The Left can talk about anti-Semitism in part because of the surge of right-wing anti-Semitism, especially since Donald Trump’s election. White nationalists are chanting, “Jews will not replace us,” and George Soros has become the object of conservative conspiracy theories.

Such circumstances have eroded the link that the Right forged over the last half-century between anti-Semitism and Israeli politics.

When you ask a millennial to picture an anti-Semite, we imagine not a left-wing Muslim but an alt-right white man.

But the shift on the Left goes deeper than momentary politics, because it reflects a new theory and philosophy of anti-Semitism.

I first encountered that theory in April Rosenblum’s 2007 pamphlet, “The Past Didn’t Go Anywhere,” which I read as a college student. Rosenblum argued that anti-Semitism had emerged from medieval Christianity, and that Jews provided ruling elites, whether in feudal Europe or under global capitalism, a convenient scapegoat for their crimes. She thus integrated thinking about anti-Semitism into the Left’s broader account of how power works across many axes of oppression.

Flash forward to 2017, when JFREJ released “Understanding Anti-Semitism: An Offering to Our Movement.” The document, which quotes Rosenblum, also extends her analysis: “Originating in European Christianity,” anti-Semitism has “functioned to protect the prevailing economic system and the almost exclusively Christian ruling class by diverting blame for hardship onto Jews.”

That is, Jewish middlemen make convenient targets for the rage of the oppressed. JFREJ also connects anti-Semitism to Islamophobia, showing how stereotypes about Jews and Muslims are parallel and intertwined.

In short, the document crafts a usable account of Jewish identity, one that places our history in a larger context of racial and economic exploitation and oppression.

Most notably, while JFREJ does take the standard line on Israel (“Criticisms of Israel and Zionism are not inherently or inevitably anti-Jewish), that gets only a page or two out of forty-four.
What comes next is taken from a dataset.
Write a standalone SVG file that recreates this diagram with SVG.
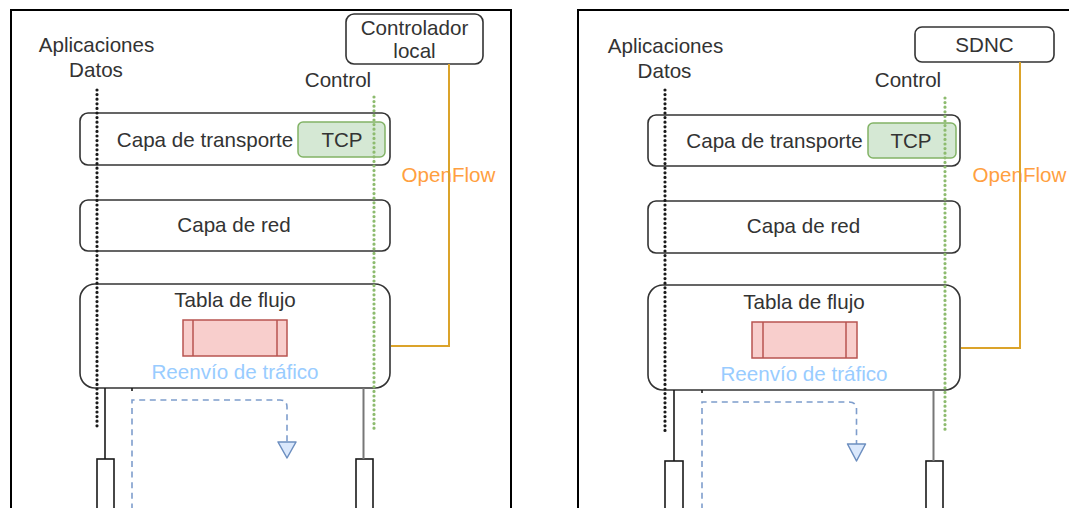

They are consciously crafting a broader definition of anti-Semitism, one in which Israel politics are mostly a distraction. “Confronting antisemitism,” the pamphlet concludes, “is a necessary precondition for collective liberation.”

You can see the struggle between the two Left views of anti-Semitism playing out within an organization like JVP. The edited collection they released in 2017, “On anti-Semitism,” often seems at war with itself. Some of the essays emphasize the ephemerality of anti-Semitism, or the role of the Israeli government in exaggerating the problem of Left anti-Semitism and discrediting pro-Palestinian advocacy. One essay even declares that there is no anti-Semitism, strictly speaking, in the United States: anti-Jewish prejudice, sure, but no structural oppression of Jews.

On the other hand, many of the contributions of younger Jews were enthusiastic about fighting anti-Semitism, which they placed alongside homophobia, classism, and racism as a basic category of radical analysis. (It bears saying that much of the new theory of anti-Semitism comes from queer Jews and Jews of Color, who often do not enjoy the privileges of the white, mainstream American Jewry and who naturally speak the language of intersectional oppression.)

The JVP collection didn’t say much that was new, but it was fascinating as an index of the two, opposed impulses on the Left: to minimize the significance of anti-Semitism and to see it everywhere; to see it largely as ploy by the Israeli Right and to see it as fundamentally baked into Western civilization.

I have some worries about the new narrative of anti-Semitism. For many white Jews, I think, it is all too convenient to rediscover our own oppression at a moment when our whiteness and privilege make us increasingly uncomfortable.

The liberal interest in Steve Bannon’s alleged anti-Semitism seemed to me very odd: no one in the Trump administration is talking of deporting Jews or banning circumcision, after all.

This is not a critique of JFREJ or IfNotNow, both of which aim to be intentional and careful about race; it is rather my nervousness about how this new narrative circulates in the broader culture.

I have seen too many Facebook declarations to the effect of “I’m not white, I’m Jewish” to be entirely comfortable with re-emphasizing Jewish oppression.

Nonetheless, I think that a broader, proactive analysis of anti-Semitism is the better of the two options for the Left.

Our longstanding defensive posture on anti-Semitism largely failed, for obvious tactical reasons. It was fundamentally reactive, it allowed our opponents to set the terms of the debate, and it meant we were constantly apologizing for perceived faults.

The new Left approach to anti-Semitism, by contrast, puts the Right on the defensive. It is positive and aggressive.

Moreover, it offers Jews a usable identity in the age of Trump: a story in which the struggle for social justice is not merely a Jewish value, but a necessity for Jewish survival.

Raphael Magarik is a doctoral candidate at the University of California at Berkeley.